ABA Discussing Legal Access Job Corps; But Is it More Than Talk?

By William Peacock, Esq. on September 17, 2013 | Last updated on March 21, 2019

I've never been the type to appreciate "we need to do something" speeches. Yes, the first step is to admit you have a problem, but the most important step is finding a way to fix the problem.

We have too many law graduates. We have little to no access to the justice system for low income and rural residents. Both are massive problems, and the new ABA President, James R. Silkenat, has twice in two months mentioned the problem. Last month, in the weeks before the ABA Annual Meeting, he spoke about the scope of the problem, and a possible Legal Access Job Corps that could kill both birds. This month, he reiterated his interest in such a program.

But we still haven't heard the how.


There's your biggest obstacle. As he acknowledged in early August, there's no way Congress is going to fund, well, anything, other than their own paychecks.

He referenced the South Dakota rural lawyer program, which is a localized solution to a nationwide problem. It could serve as a model for a national program, but that program, funded by the state bar, doesn't pay recent grads enough to live, let alone pay off massive student debt loads.

If you want funding, you're probably going to have to beg from BigLaw and the rest of the private sector. Public funding is not forthcoming. Plus, if you have a public interest nonprofit, recent grads that work for ten years in those types of positions can get loan forgiveness. It's a win-win, provided you can squeeze enough donations out of an industry in the midst of massive contraction.

Change the System

Lawyers are technophobes. California is just now, finally, considering the concept of handling the filing of some civil cases online. It's ridiculous, especially considering that California is the tech hub of the nation.

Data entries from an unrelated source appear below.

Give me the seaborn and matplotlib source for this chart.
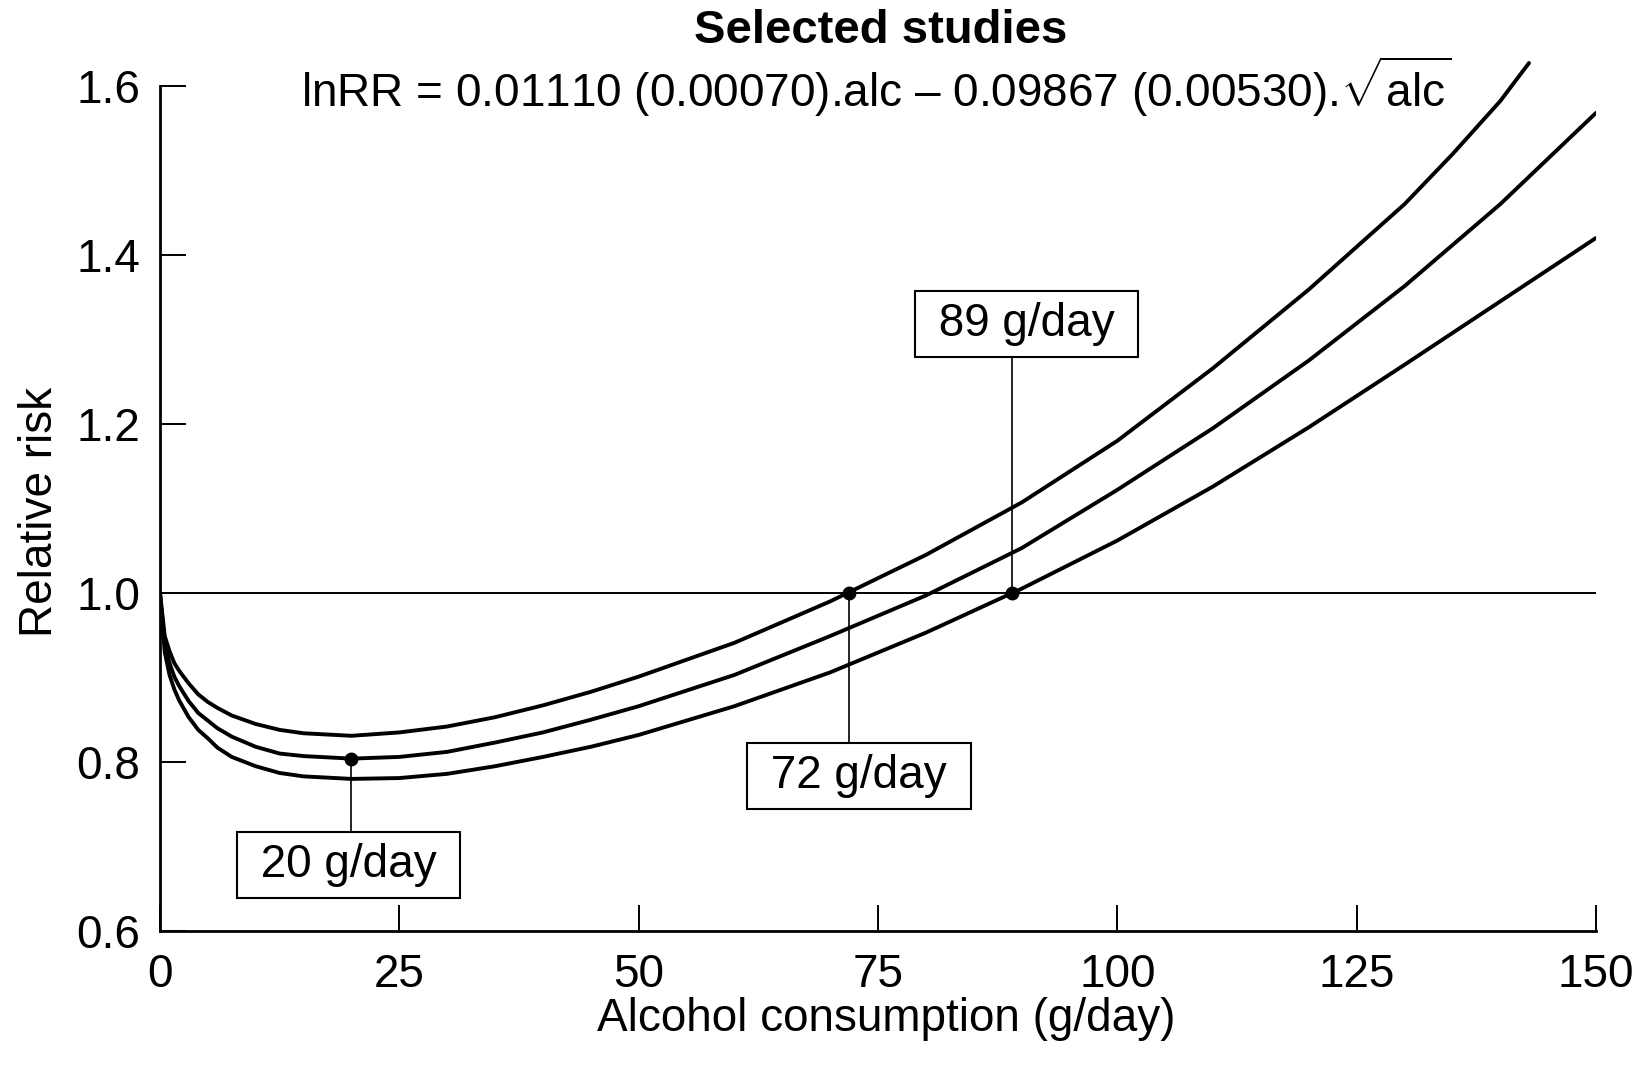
import matplotlib
matplotlib.use('Agg')
import matplotlib.pyplot as plt
import seaborn as sns


alc = [0, 0.5, 1, 1.5, 2, 3, 4, 5, 6, 7.5, 10, 12.5, 15, 20, 25, 30, 35, 40,
       45, 50, 60, 70, 80, 90, 100, 110, 120, 130, 140, 150]

# Relative risk: fitted curve and the lower confidence limit
rr_mid = [1.0, 0.94, 0.917, 0.901, 0.89, 0.872, 0.858, 0.849, 0.840, 0.830,
          0.818, 0.810, 0.807, 0.804, 0.806, 0.812, 0.823, 0.835, 0.850,
          0.866, 0.903, 0.949, 0.997, 1.053, 1.122, 1.195, 1.275, 1.363,
          1.46, 1.568]
rr_lower = [1.0, 0.93, 0.903, 0.886, 0.873, 0.853, 0.838, 0.828, 0.817,
            0.806, 0.795, 0.787, 0.783, 0.780, 0.781, 0.786, 0.795, 0.806,
            0.818, 0.832, 0.866, 0.906, 0.953, 1.005, 1.062, 1.126, 1.196,
            1.27, 1.345, 1.42]

# upper limit leaves the top of the plot at about 143 g/day
alc_upper = [0, 0.5, 1, 1.5, 2, 3, 4, 5, 6, 7.5, 10, 12.5, 15, 20, 25, 30,
             35, 40, 45, 50, 60, 70, 80, 90, 100, 110, 120, 130, 135, 140, 143]
rr_upper = [1.0, 0.949, 0.931, 0.917, 0.908, 0.893, 0.880, 0.871, 0.864,
            0.855, 0.845, 0.838, 0.834, 0.831, 0.835, 0.842, 0.853, 0.867,
            0.883, 0.901, 0.941, 0.990, 1.045, 1.107, 1.180, 1.266, 1.359,
            1.460, 1.519, 1.582, 1.627]

# marked intersections and their labels
mark_x = [20, 72, 89]
mark_y = [0.804, 1.0, 1.0]
mark_label_x = [19.7, 73, 90.5]
mark_label_y = [0.678, 0.783, 1.318]
mark_labels = ['20 g/day', '72 g/day', '89 g/day']

x_ticks = [0, 25, 50, 75, 100, 125, 150]
y_ticks = [0.6, 0.8, 1.0, 1.2, 1.4, 1.6]

sns.set_theme(style='white')
plt.rcParams['font.family'] = ['Liberation Sans', 'DejaVu Sans']
plt.rcParams['mathtext.fontset'] = 'custom'
plt.rcParams['mathtext.rm'] = 'Liberation Sans'
plt.rcParams['mathtext.it'] = 'Liberation Sans'
plt.rcParams['text.color'] = 'black'
plt.rcParams['axes.labelcolor'] = 'black'

fig = plt.figure(figsize=(16.44, 10.66), dpi=100)
ax = fig.add_axes([0.0973, 0.1266, 0.8735, 0.8246])

# reference line at RR = 1
ax.hlines(1.0, 0, 150, color='black', lw=1.4, zorder=2)

sns.lineplot(x=alc_upper, y=rr_upper, ax=ax, color='black', lw=2.8, zorder=3)
sns.lineplot(x=alc, y=rr_mid, ax=ax, color='black', lw=2.8, zorder=3)
sns.lineplot(x=alc, y=rr_lower, ax=ax, color='black', lw=2.8, zorder=3)

# dots, leader lines and boxed labels
for x, y, lx, ly, lab in zip(mark_x, mark_y, mark_label_x, mark_label_y,
                             mark_labels):
    ax.plot([x, x], [y, ly], color='black', lw=1.2, zorder=2)
    ax.plot(x, y, 'o', color='black', ms=9, zorder=4)
    ax.text(lx, ly, ' ' + lab + ' ', ha='center', va='center', fontsize=33,
            color='black', zorder=5,
            bbox=dict(boxstyle='square,pad=0.24', fc='white', ec='black', lw=1.5))

ax.set_xlim(0, 150)
ax.set_ylim(0.6, 1.64)
ax.set_xticks(x_ticks)
ax.set_yticks(y_ticks)
ax.set_yticklabels([f'{v:.1f}' for v in y_ticks])
ax.tick_params(direction='in', length=19, width=1.4, labelsize=33,
               colors='black', bottom=True, left=True)
ax.tick_params(axis='x', pad=16)
ax.tick_params(axis='y', pad=14)

sns.despine(ax=ax)
for side in ['left', 'bottom']:
    ax.spines[side].set_linewidth(2.0)
    ax.spines[side].set_color('black')
ax.spines['left'].set_bounds(0.6, 1.6)
ax.spines['bottom'].set_bounds(0, 150)

ax.set_xlabel('Alcohol consumption (g/day)', fontsize=33)
ax.set_ylabel('Relative risk', fontsize=33)
ax.xaxis.set_label_coords(0.5056, -0.075)
ax.yaxis.set_label_coords(-0.068, 0.477)

fig.text(0.536, 0.971, 'Selected studies', ha='center', va='center',
         fontsize=34, fontweight='bold')
fig.text(0.533, 0.919,
         r'lnRR = 0.01110 (0.00070).alc – 0.09867 (0.00530).$\sqrt{\mathrm{alc}}$',
         ha='center', va='center', fontsize=33)

fig.savefig('out.png', dpi=100, facecolor='white')
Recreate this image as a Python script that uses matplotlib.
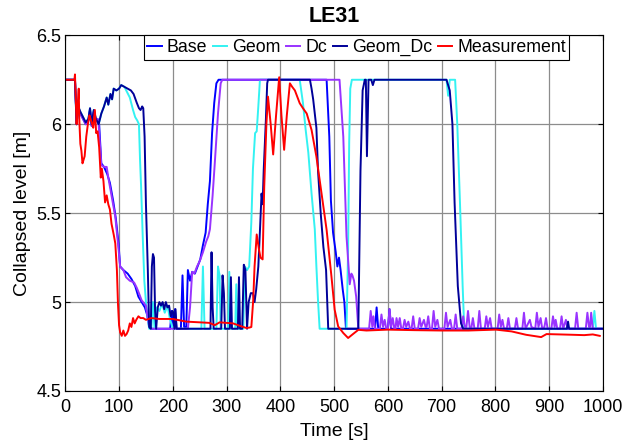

If you want to lawyers to cover rural areas, one thing to consider are Virtual Law Offices. The population density in rural areas of the Midwest, such as South Dakota, make lucrative legal practice nearly impossible. One would have to rotate through scattered offices or operate like the Lincoln Lawyer to meet the needs of rural clients and to appear in rural courthouses.

Online filing. Simplified web conferencing (perhaps WebRTC-based) with clients in need.

Simplify the Courts

I couldn't imaging being a pro se litigant without access to a lawyer, especially in a high-stakes legal case. With local rules differing between courthouses, deadlines buried in statutes, and different cover sheets and forms required for each type of lawsuit in each county, it's hard enough for a new lawyer to play catch-up with the veteran attorneys.

California's Family Law system has made great strides in this regard, reducing many tasks to simplified statewide forms. Most courthouses also have a Family Law facilitator's office, which helps pro se parties with the paperwork and filing procedures. This type of overhaul, preferably with an online filing component, would go a long way towards expanding access, even in areas where lawyers don't reside.